» What this task involves: Your task is to retype, word for word, the lines from the start of the data through the line holding "(0,0) rectangle (949,489);". Do not include the pictures.

» Data section:

===

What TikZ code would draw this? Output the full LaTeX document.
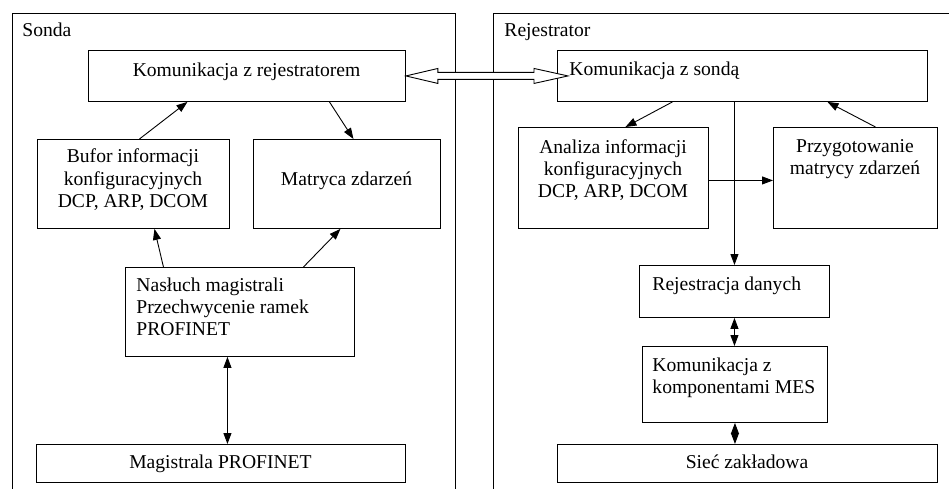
\documentclass[tikz,border=0pt]{standalone}
\usepackage{fontspec}
\setmainfont{Liberation Serif}
\usetikzlibrary{arrows.meta,calc}

\begin{document}
\begin{tikzpicture}[x=1pt, y=-1pt, line width=0.9pt]
\tikzset{box/.style = {draw, anchor=north west, inner sep=0pt}}
\tikzset{txt/.style = {inner sep=0pt, anchor=base, font=\fontsize{19.6}{22}\selectfont}}
\tikzset{edge/.style = {-{Triangle[length=11pt,width=8pt]}}}
\tikzset{both/.style = {{Triangle[length=11pt,width=8pt]}-{Triangle[length=11pt,width=8pt]}}}

\useasboundingbox (0,0) rectangle (949,489);

% panels
\draw (12,489) -- (12,13) -- (455,13) -- (455,489);
\draw (493,489) -- (493,13) -- (949,13);
\node[txt, anchor=base west] (sonda) at (22,37) {Sonda};
\node[txt, anchor=base west] (rej) at (504,37) {Rejestrator};

% sonda (base of multi-line text = last line)
\node[box, minimum width=317, minimum height=51] (kr) at (88,50) {};
\node[box, minimum width=192, minimum height=89] (bf) at (37,139) {};
\node[box, minimum width=187, minimum height=89] (mz) at (253,139) {};
\node[box, minimum width=229, minimum height=89] (ns) at (125,267) {};
\node[box, minimum width=369, minimum height=38] (mg) at (36,444) {};

\node[txt] (krt) at (246.5,77) {Komunikacja z rejestratorem};
\node[txt, align=center] (bft) at (133,207) {Bufor informacji\\konfiguracyjnych\\DCP, ARP, DCOM};
\node[txt] (mzt) at (346.5,185) {Matryca zdarzeń};
\node[txt, anchor=base west, align=left] (nst) at (136,335) {Nasłuch magistrali\\Przechwycenie ramek\\PROFINET};
\node[txt] (mgt) at (220.5,468) {Magistrala PROFINET};

% rejestrator
\node[box, minimum width=370, minimum height=51] (ks) at (557,50) {};
\node[box, minimum width=190, minimum height=101] (an) at (518,127) {};
\node[box, minimum width=164, minimum height=101] (pz) at (773,127) {};
\node[box, minimum width=190, minimum height=52] (rd) at (639,265) {};
\node[box, minimum width=185, minimum height=76] (km) at (642,346) {};
\node[box, minimum width=380, minimum height=38] (sz) at (557,444) {};

\node[txt, anchor=base west] (kst) at (569,76) {Komunikacja z sondą};
\node[txt, align=center] (ant) at (613,197) {Analiza informacji\\konfiguracyjnych\\DCP, ARP, DCOM};
\node[txt, align=center] (pzt) at (855,175) {Przygotowanie\\matrycy zdarzeń};
\node[txt, anchor=base west] (rdt) at (652,290) {Rejestracja danych};
\node[txt, anchor=base west, align=left] (kmt) at (652,393) {Komunikacja z\\komponentami MES};
\node[txt] (szt) at (747,468) {Sieć zakładowa};

% hollow arrow between the two sides
\coordinate (hl) at (kr.east);
\coordinate (hr) at ($(ks.west)+(11,0)$);
\draw[fill=white] (hl) -- ++(32,-7.5) -- ++(0,4) -- ($(hr)+(-34,-3.5)$) -- ++(0,-4)
   -- (hr) -- ++(-34,7.5) -- ++(0,-4) -- ($(hl)+(32,3.5)$) -- ++(0,4) -- cycle;

\draw[edge] ([xshift=6pt]bf.north) -- ([xshift=-59.5pt]kr.south);
\draw[edge] ([xshift=82.5pt]kr.south) -- ([xshift=6.5pt]mz.north);
\draw[edge] ([xshift=-76.5pt]ns.north) -- ([xshift=21pt]bf.south);
\draw[edge] ([xshift=63.5pt]ns.north) -- ([xshift=-6.5pt]mz.south);
\draw[both] ([xshift=-12.5pt]ns.south) -- ([xshift=-12.5pt]ns.south |- mg.north);

\draw[edge] ([xshift=-70pt]ks.south) -- ([xshift=12pt]an.north);
\draw[edge] ([xshift=20pt]pz.north) -- ([xshift=85pt]ks.south);
\draw[edge] ([yshift=-2.5pt]an.east) -- ([yshift=-2.5pt]pz.west);
\draw[edge] (rd.north |- ks.south) -- (rd.north);
\draw[both] (rd.south) -- (rd.south |- km.north);
\draw[both] (km.south) -- (km.south |- sz.north);

\end{tikzpicture}
\end{document}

===

» Solved exercise:
What TikZ code would draw this? Output the full LaTeX document.
\documentclass[tikz,border=0pt]{standalone}
\usepackage{fontspec}
\setmainfont{Liberation Serif}
\usetikzlibrary{arrows.meta,calc}

\begin{document}
\begin{tikzpicture}[x=1pt, y=-1pt, line width=0.9pt]
\tikzset{box/.style = {draw, anchor=north west, inner sep=0pt}}
\tikzset{txt/.style = {inner sep=0pt, anchor=base, font=\fontsize{19.6}{22}\selectfont}}
\tikzset{edge/.style = {-{Triangle[length=11pt,width=8pt]}}}
\tikzset{both/.style = {{Triangle[length=11pt,width=8pt]}-{Triangle[length=11pt,width=8pt]}}}

\useasboundingbox (0,0) rectangle (949,489);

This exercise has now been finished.